Required task - Only the lines from the start of the data to the line containing "from matplotlib.colors import", both included, should be output, exactly and without pictures.

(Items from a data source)
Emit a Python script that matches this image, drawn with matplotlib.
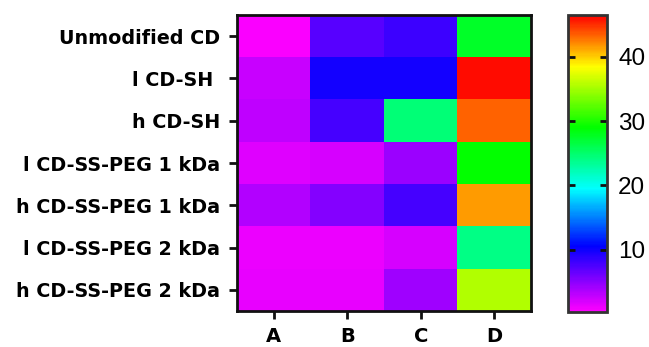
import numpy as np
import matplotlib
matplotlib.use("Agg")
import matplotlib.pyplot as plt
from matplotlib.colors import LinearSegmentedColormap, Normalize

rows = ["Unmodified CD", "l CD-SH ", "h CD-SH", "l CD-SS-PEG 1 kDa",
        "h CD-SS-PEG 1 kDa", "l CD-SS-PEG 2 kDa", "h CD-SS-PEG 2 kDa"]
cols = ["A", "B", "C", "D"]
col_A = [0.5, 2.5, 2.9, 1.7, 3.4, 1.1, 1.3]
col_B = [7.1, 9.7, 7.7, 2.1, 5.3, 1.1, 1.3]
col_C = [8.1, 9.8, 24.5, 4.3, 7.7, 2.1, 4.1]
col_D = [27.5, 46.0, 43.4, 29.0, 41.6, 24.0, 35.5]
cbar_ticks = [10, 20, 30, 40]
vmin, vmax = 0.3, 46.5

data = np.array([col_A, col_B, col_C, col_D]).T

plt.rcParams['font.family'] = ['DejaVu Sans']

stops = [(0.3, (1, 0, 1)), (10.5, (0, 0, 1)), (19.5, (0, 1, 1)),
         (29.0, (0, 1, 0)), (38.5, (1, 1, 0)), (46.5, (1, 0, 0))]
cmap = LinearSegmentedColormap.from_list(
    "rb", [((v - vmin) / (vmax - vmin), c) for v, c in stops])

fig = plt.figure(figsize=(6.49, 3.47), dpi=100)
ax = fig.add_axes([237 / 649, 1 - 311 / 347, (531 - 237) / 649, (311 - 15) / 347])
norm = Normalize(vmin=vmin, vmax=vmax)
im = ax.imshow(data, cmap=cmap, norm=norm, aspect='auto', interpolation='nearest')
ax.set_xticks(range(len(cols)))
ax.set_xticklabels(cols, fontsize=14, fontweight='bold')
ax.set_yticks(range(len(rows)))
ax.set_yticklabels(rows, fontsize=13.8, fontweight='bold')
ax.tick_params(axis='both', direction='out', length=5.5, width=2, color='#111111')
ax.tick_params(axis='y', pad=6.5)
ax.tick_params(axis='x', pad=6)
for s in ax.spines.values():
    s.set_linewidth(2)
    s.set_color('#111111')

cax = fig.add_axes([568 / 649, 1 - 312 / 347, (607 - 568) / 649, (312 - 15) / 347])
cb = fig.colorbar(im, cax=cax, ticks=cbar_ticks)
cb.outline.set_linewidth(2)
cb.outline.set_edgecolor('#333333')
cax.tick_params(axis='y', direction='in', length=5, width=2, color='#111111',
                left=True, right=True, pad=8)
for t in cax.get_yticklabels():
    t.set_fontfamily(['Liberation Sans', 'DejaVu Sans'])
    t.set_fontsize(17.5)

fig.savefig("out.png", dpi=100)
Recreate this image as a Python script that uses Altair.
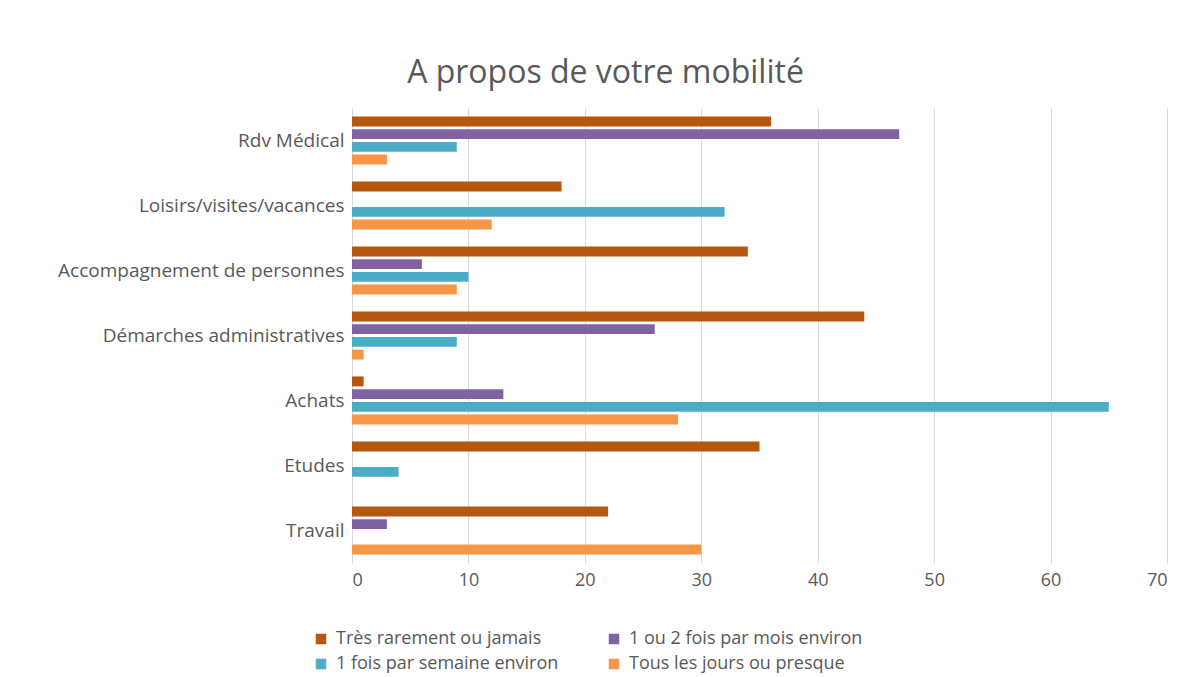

Result below -
Emit a Python script that matches this image, drawn with matplotlib.
import numpy as np
import matplotlib
matplotlib.use("Agg")
import matplotlib.pyplot as plt
from matplotlib.colors import LinearSegmentedColormap, Normalize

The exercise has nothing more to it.